The wheel of politics has turned again, and I have found myself appointed as a Minister of State in the Foreign, Commonwealth and Development Office. And at a quite extraordinary time, which -- to me at least -- has brought home some vital truths about this country.
Thousands of pages have rightly been devoted to Her late Majesty the Queen, in life and in death. Her 70 years of extraordinary service; the whole nation in mourning, the many miles of quiet queuing for her lying in state, her brilliant, poignant funeral, the seamless organisation of it all, the sense of personal loss evidently felt by millions of people across her realm.
This was a global moment, which brought together heads of state and government from around the world. I had the honour to sign the accession proclamation for King Charles; and to give my personal thanks and that of my constituents to Madame Zelenska, the wife of President Zelenskyy of Ukraine, for that country's brave and brilliant resistance to the Russian invasion. Two things I will never forget.
But this moment also prompts three wider reflections.
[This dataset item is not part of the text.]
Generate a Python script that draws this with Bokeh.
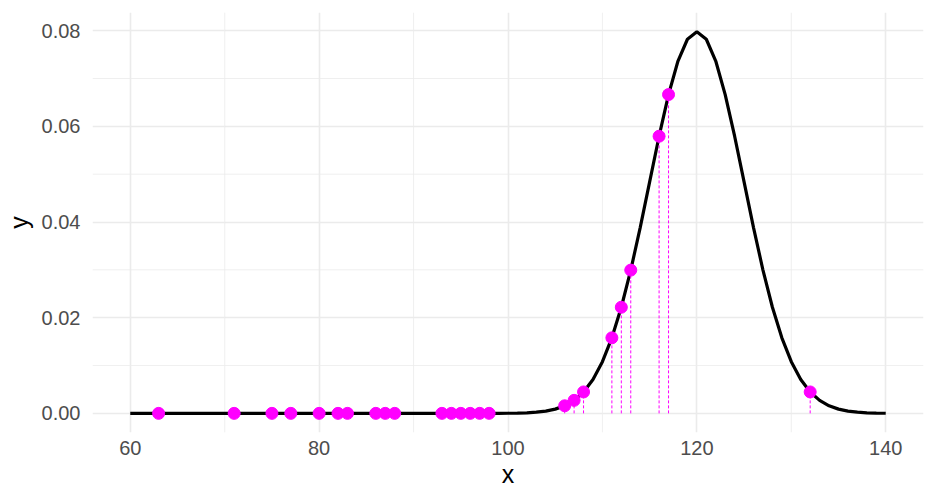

The first is that it again showed our constitution at its finest. There are some in politics of republican bent who would deride our constitutional monarchy. But it has huge virtues.
Its pomp and ceremony and tradition play to the deep need for order, security and continuity in the human soul. It keeps politics in perspective, and politicians in their box. It reminds us that a nation is an idea more enduring than a mandate. And how else could you change a head of state so rapidly and smoothly?
Secondly, it reminds us that we do not see ourselves as others around the world see us. These great dignitaries came to pay their respects to our late Queen. But they also made clear that, whatever our internal disagreements, the United Kingdom is still held in very high regard around the world: for its values, for its language and culture, for its rule of law and much else.
And finally, it underlines that we remain under a great obligation, to honour that regard.
We can each do so in our own public service. But government can also do so in more specific ways. My new brief includes sanctions, and last Thursday I took a package of legislation through the House of Commons to expand and extend our sanctions against Russia still further. We have since added again to it, in response to the sham referenda President Putin has called. Here, as elsewhere, we must seek to lead.